- **Do this**:
Retype the opening lines of the data exactly, stopping after the line that contains "(0,0) rectangle (1600,1600);". Skip every picture.

- **Data**:
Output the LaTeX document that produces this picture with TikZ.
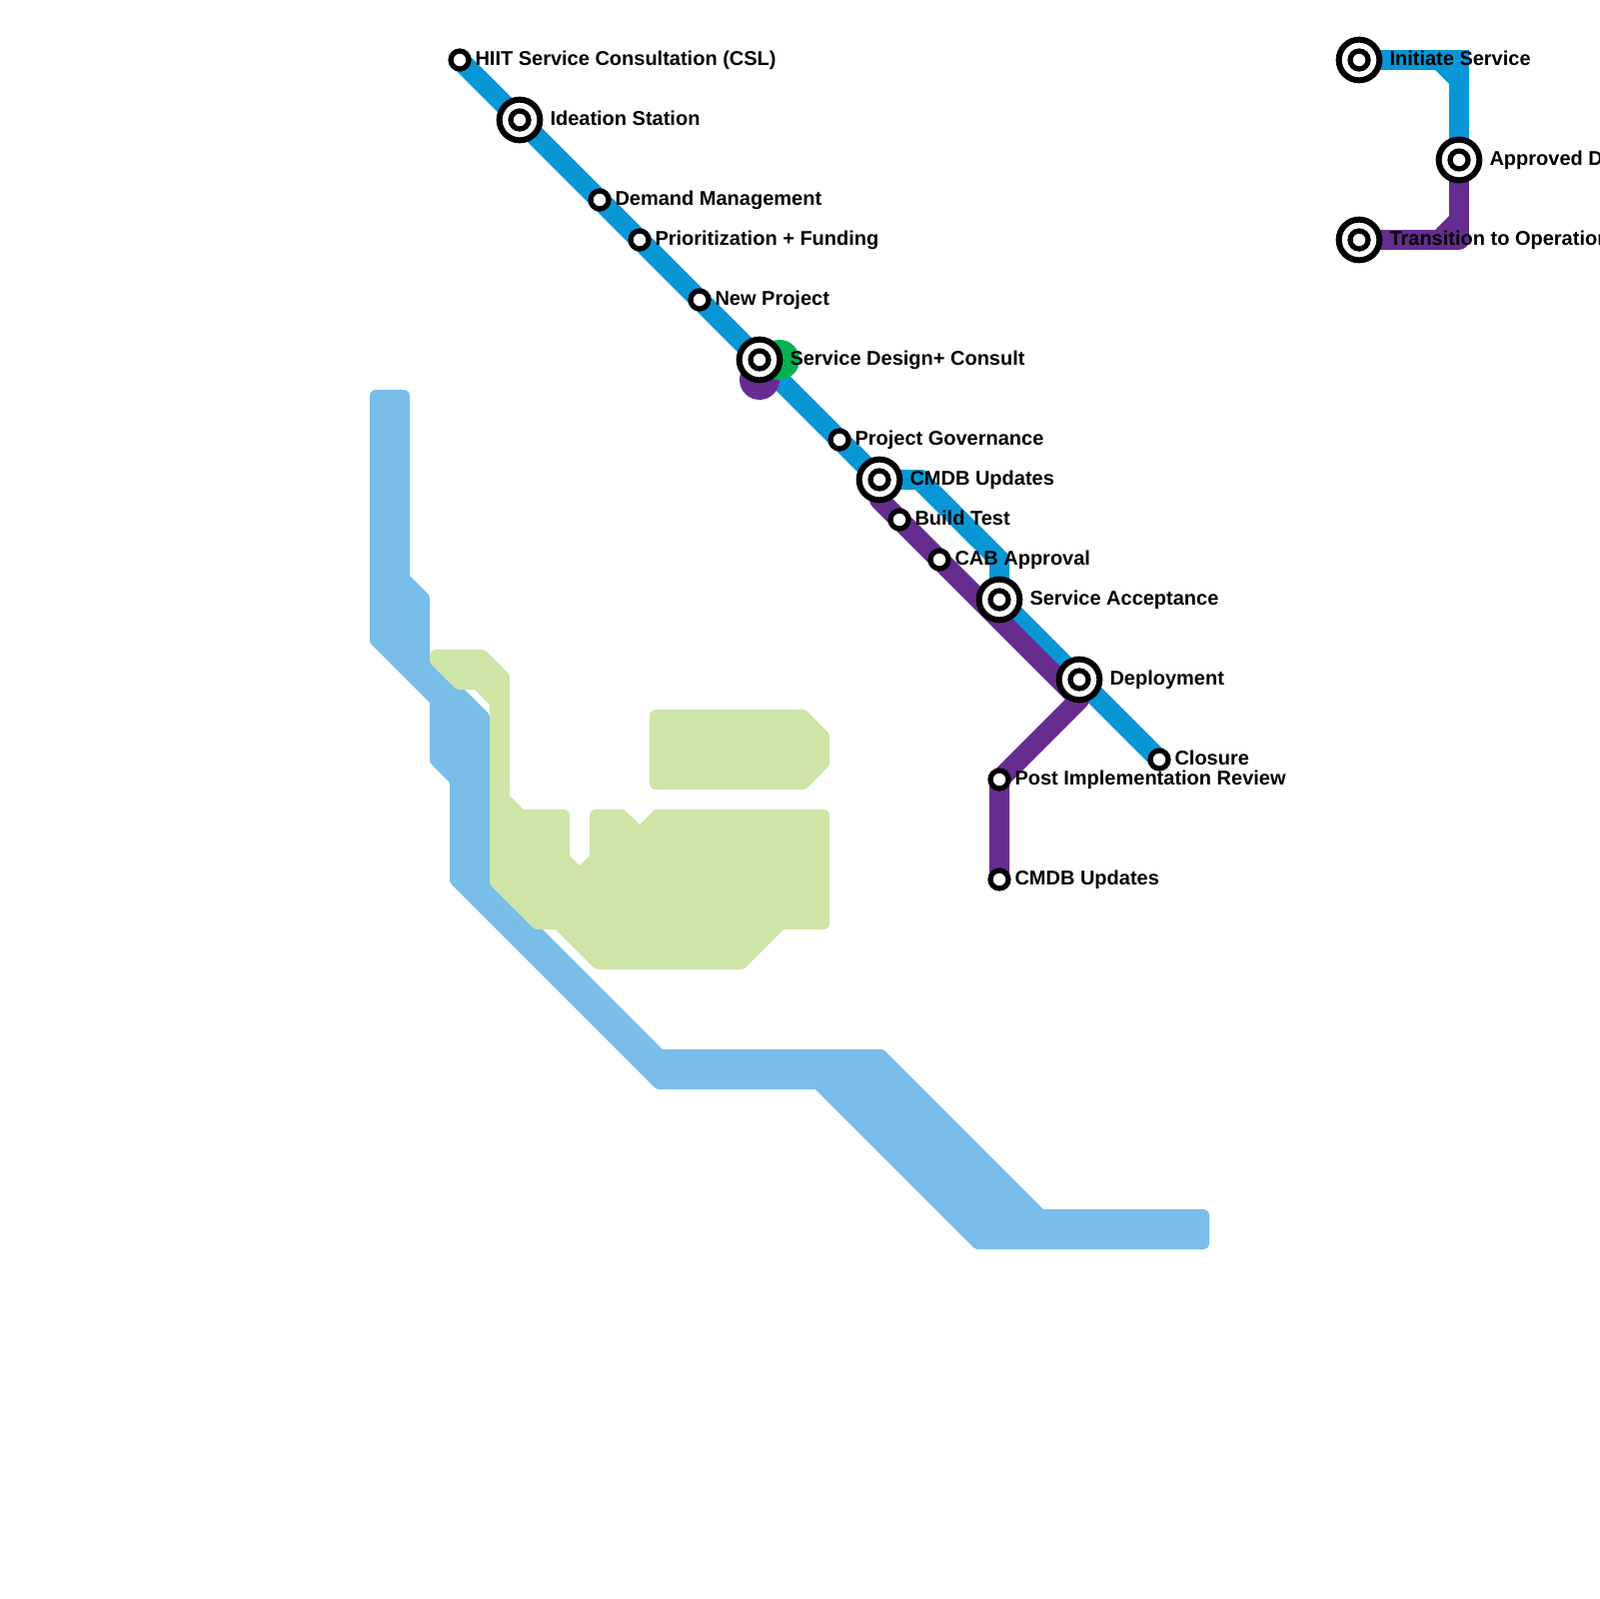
\documentclass[tikz,border=0pt]{standalone}
\usepackage{fontspec}
\setmainfont{Liberation Sans}
\usetikzlibrary{backgrounds}
\definecolor{lineblue}{HTML}{0896D7}
\definecolor{linepurple}{HTML}{662C90}
\definecolor{linegreen}{HTML}{00B251}
\definecolor{paleblue}{HTML}{79BDE9}
\definecolor{palegreen}{HTML}{CFE4A7}
\tikzset{
    stop/.style={circle,draw=black,fill=white,line width=0.52mm,minimum size=1.8mm,inner sep=0pt,outer sep=0pt},
    hub/.style={circle,draw=black,fill=white,line width=0.6mm,minimum size=4.07mm,inner sep=0pt,outer sep=0pt},
    stationtext/.style={anchor=base west,inner sep=0pt,outer sep=0pt,font=\fontsize{5.69pt}{6.8pt}\selectfont\bfseries},
    metroline/.style={line width=2mm,line join=miter},
    bigpatch/.style={rounded corners=0.6mm},
    smallpatch/.style={rounded corners=0.25mm}
}
\begin{document}
\begin{tikzpicture}[x=0.1mm,y=-0.1mm]
    \useasboundingbox (0,0) rectangle (1600,1600);

    %fermate piccole
    \foreach \x/\y/\n/\t in {460/60/hiit/HIIT Service Consultation (CSL),
        600/200/demand/Demand Management,
        640/240/priority/Prioritization + Funding,
        700/300/newproj/New Project,
        840/440/govern/Project Governance,
        900/520/build/Build Test,
        940/560/cab/CAB Approval,
        1160/760/closure/Closure,
        1000/780/pir/Post Implementation Review,
        1000/880/cmdbb/CMDB Updates}{
        \node[stop] (\n) at (\x,\y) {};
        \node[stationtext] (\n-t) at (\x+15.5,\y+5) {\t};
    }
    %fermate doppie
    \foreach \x/\y/\n/\t in {520/120/ideation/Ideation Station,
        760/360/design/Service Design+ Consult,
        880/480/cmdb/CMDB Updates,
        1000/600/accept/Service Acceptance,
        1080/680/deploy/Deployment,
        1360/60/initiate/Initiate Service,
        1460/160/approved/Approved D,
        1360/240/transition/Transition to Operation}{
        \node[hub] (\n) at (\x,\y) {};
        \node[stop] (\n-i) at (\x,\y) {};
        \node[stationtext] (\n-t) at (\x+30.5,\y+5) {\t};
    }

    \coordinate (bluebenda) at (920,480);
    \coordinate (bluebendb) at (1000,560);
    \coordinate (bluecorner) at (1460,60);
    \coordinate (purplestart) at (880,500);
    \coordinate (purplebend) at (1080,700);
    \coordinate (purplecorner) at (1460,240);

    \begin{scope}[on background layer]
        %fondo azzurro
        \fill[paleblue] (390,390)[bigpatch]--(410,390)[sharp corners]--(410,576)[smallpatch]--(430,596)
            [sharp corners]--(430,655)[smallpatch]--(490,715)[sharp corners]--(490,877)--(663,1050)
            [smallpatch]--(884,1050)[sharp corners]--(1044,1210)[bigpatch]--(1210,1210)--(1210,1250)
            [smallpatch]--(976,1250)[sharp corners]--(816,1090)[smallpatch]--(657,1090)--(450,883)
            [sharp corners]--(450,783)[smallpatch]--(430,763)[sharp corners]--(430,703)[smallpatch]--(370,643)
            [bigpatch]--(370,390)--cycle;
        %fondo verde
        \fill[palegreen] (460,650)[smallpatch]--(485,650)--(510,675)[sharp corners]--(510,796)--(524,810)
            [bigpatch]--(570,810)[sharp corners]--(570,856)--(580,866)--(590,856)
            [bigpatch]--(590,810)[smallpatch]--(625,810)[sharp corners]--(640,825)[smallpatch]--(655,810)
            [bigpatch]--(830,810)--(830,930)[sharp corners]--(784,930)[smallpatch]--(744,970)--(596,970)
            [sharp corners]--(556,930)[smallpatch]--(535,930)--(490,885)[sharp corners]--(490,705)--(475,690)
            [smallpatch]--(457,690)--(430,663)[bigpatch]--(430,650)--cycle;
        \fill[palegreen] (730,710)[smallpatch]--(806,710)--(830,734)--(830,766)--(806,790)
            [bigpatch]--(650,790)--(650,710)--cycle;

        %linea blu
        \draw[lineblue,metroline] (hiit.center)--(ideation.center)--(demand.center)--(priority.center)
            --(newproj.center)--(design.center)--(govern.center)--(cmdb.center);
        \draw[lineblue,metroline] (cmdb.center)--(bluebenda)--(bluebendb)--(accept.center);
        \draw[lineblue,metroline] (accept.center)--(deploy.center)--(closure.center);
        \draw[lineblue,metroline] (initiate.center)--(bluecorner)--(approved.center);
        \fill[lineblue] (1436,70)--(1450,70)--(1450,84)--cycle;

        %linea viola
        \draw[linepurple,metroline,line join=round] (cmdb.center)--(purplestart)--(build.center)--(cab.center)
            --(purplebend)--(pir.center)--(cmdbb.center);
        \draw[linepurple,metroline,line join=round] (approved.center)--(purplecorner)--(transition.center);
        \fill[linepurple] (1436,230)--(1450,230)--(1450,216)--cycle;

        %pallini
        \fill[linepurple] ([yshift=-2mm]design.center) circle (20);
        \fill[linegreen] ([xshift=2mm]design.center) circle (20);
    \end{scope}
\end{tikzpicture}
\end{document}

- **Result for this exercise**:
Output the LaTeX document that produces this picture with TikZ.
\documentclass[tikz,border=0pt]{standalone}
\usepackage{fontspec}
\setmainfont{Liberation Sans}
\usetikzlibrary{backgrounds}
\definecolor{lineblue}{HTML}{0896D7}
\definecolor{linepurple}{HTML}{662C90}
\definecolor{linegreen}{HTML}{00B251}
\definecolor{paleblue}{HTML}{79BDE9}
\definecolor{palegreen}{HTML}{CFE4A7}
\tikzset{
    stop/.style={circle,draw=black,fill=white,line width=0.52mm,minimum size=1.8mm,inner sep=0pt,outer sep=0pt},
    hub/.style={circle,draw=black,fill=white,line width=0.6mm,minimum size=4.07mm,inner sep=0pt,outer sep=0pt},
    stationtext/.style={anchor=base west,inner sep=0pt,outer sep=0pt,font=\fontsize{5.69pt}{6.8pt}\selectfont\bfseries},
    metroline/.style={line width=2mm,line join=miter},
    bigpatch/.style={rounded corners=0.6mm},
    smallpatch/.style={rounded corners=0.25mm}
}
\begin{document}
\begin{tikzpicture}[x=0.1mm,y=-0.1mm]
    \useasboundingbox (0,0) rectangle (1600,1600);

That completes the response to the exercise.